### [GOAL]
Look through the data below. Collect every line where the word "Output" occurs.

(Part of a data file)

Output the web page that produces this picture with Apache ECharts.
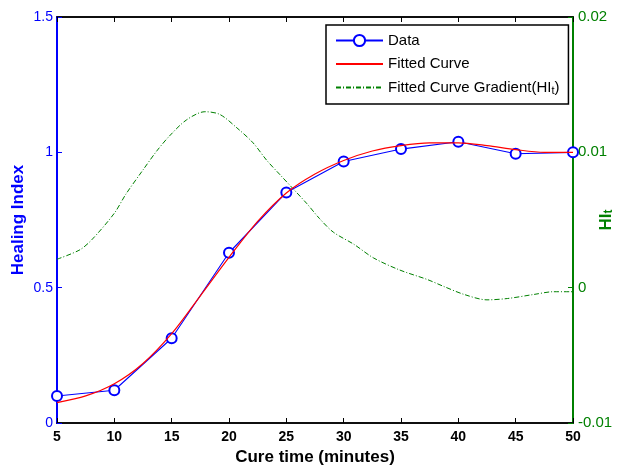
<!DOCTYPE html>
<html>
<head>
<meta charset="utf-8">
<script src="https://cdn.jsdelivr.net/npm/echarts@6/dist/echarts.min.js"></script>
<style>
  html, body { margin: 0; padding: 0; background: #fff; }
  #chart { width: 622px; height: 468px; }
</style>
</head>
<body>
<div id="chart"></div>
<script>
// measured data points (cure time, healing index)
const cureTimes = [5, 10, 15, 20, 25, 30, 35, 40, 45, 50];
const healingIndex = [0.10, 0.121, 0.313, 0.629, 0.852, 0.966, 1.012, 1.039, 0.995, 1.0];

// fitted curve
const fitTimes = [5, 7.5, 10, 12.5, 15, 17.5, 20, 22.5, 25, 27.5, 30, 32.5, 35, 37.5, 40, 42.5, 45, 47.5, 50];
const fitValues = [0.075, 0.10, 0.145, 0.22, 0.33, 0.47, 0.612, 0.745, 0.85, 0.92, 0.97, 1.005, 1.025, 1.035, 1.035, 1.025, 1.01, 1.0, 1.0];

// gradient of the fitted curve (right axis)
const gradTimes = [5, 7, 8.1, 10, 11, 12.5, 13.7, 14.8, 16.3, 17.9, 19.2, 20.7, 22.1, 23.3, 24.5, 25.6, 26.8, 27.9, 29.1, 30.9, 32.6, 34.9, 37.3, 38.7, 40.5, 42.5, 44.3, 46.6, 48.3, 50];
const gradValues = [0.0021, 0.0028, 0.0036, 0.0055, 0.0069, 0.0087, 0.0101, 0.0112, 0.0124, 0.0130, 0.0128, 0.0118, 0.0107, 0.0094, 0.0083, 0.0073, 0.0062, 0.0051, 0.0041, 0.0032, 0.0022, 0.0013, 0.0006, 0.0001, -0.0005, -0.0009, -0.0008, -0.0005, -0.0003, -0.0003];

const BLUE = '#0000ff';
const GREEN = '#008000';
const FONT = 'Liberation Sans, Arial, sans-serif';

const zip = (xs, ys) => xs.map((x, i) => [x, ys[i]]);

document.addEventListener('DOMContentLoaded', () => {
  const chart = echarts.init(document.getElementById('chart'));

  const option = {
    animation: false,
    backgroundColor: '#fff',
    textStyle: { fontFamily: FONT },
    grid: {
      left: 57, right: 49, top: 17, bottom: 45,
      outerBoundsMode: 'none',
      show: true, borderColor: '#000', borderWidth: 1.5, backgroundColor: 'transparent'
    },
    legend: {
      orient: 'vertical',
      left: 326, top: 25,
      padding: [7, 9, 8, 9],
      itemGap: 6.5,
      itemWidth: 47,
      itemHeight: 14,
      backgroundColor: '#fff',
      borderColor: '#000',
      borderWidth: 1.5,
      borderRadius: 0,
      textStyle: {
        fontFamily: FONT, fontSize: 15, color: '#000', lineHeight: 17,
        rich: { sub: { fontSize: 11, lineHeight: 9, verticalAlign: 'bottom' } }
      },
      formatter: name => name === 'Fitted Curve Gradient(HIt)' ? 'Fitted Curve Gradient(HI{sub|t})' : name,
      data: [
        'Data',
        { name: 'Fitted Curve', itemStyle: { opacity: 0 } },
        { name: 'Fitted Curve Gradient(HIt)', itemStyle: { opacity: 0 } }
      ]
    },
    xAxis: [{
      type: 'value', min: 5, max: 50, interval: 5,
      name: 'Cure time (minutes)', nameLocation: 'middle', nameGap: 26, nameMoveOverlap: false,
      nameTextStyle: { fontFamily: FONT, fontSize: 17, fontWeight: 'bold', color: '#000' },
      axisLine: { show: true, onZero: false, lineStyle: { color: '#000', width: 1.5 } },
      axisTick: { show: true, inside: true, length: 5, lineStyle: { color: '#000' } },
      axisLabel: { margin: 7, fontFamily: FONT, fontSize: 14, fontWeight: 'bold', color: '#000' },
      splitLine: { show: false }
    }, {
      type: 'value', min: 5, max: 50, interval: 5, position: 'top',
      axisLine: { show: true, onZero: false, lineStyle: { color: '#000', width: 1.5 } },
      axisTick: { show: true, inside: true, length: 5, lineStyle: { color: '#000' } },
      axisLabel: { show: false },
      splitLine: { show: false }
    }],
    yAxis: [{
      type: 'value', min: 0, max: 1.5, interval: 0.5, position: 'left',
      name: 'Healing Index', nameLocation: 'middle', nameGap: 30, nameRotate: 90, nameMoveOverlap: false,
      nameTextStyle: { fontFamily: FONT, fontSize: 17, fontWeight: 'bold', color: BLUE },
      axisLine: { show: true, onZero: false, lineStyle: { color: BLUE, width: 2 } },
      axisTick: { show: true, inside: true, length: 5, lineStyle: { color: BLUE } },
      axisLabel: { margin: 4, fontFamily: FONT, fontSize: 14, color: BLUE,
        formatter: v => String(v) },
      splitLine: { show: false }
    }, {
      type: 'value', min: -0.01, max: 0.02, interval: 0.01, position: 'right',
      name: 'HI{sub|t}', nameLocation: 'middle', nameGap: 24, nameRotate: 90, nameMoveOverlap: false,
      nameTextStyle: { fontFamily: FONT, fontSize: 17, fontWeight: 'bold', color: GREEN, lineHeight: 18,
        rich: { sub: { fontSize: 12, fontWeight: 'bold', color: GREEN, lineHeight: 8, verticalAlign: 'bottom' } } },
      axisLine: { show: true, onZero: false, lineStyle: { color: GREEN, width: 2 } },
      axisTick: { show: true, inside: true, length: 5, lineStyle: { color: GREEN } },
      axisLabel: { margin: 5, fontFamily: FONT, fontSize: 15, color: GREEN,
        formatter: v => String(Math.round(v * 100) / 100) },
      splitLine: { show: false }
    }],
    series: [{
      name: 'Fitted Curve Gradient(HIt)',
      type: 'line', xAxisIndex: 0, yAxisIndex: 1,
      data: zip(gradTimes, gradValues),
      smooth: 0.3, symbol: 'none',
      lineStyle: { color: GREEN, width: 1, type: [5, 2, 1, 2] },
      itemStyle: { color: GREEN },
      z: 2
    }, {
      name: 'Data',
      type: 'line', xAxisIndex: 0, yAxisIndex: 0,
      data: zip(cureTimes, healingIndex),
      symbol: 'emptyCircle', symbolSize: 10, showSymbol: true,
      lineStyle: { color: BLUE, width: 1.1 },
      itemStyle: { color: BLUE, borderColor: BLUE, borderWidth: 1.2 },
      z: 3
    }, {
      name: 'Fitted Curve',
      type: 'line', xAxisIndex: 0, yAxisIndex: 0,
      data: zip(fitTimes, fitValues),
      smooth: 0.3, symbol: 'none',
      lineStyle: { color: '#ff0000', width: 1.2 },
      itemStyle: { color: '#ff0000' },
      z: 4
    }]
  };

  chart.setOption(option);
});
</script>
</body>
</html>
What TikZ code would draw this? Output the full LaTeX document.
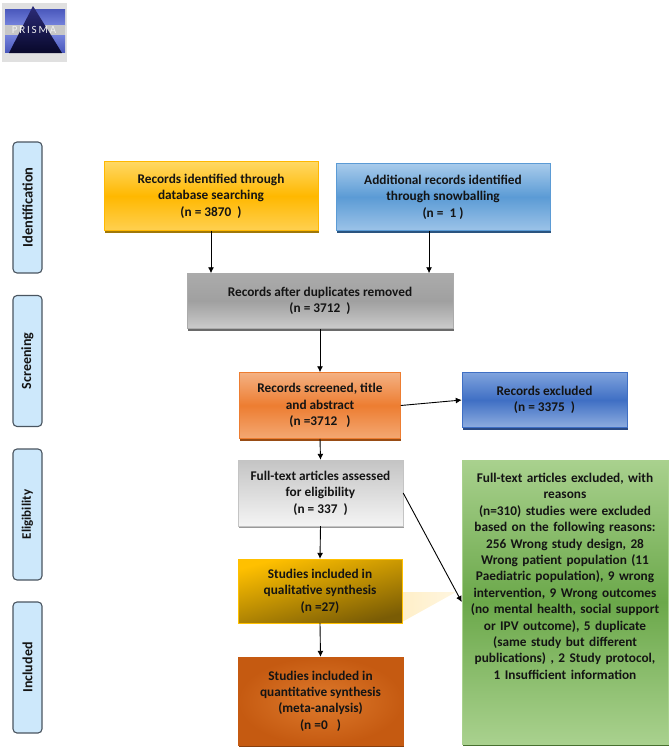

### [SOLUTION TO THIS PROBLEM]
Output the web page that produces this picture with Apache ECharts.
What TikZ code would draw this? Output the full LaTeX document.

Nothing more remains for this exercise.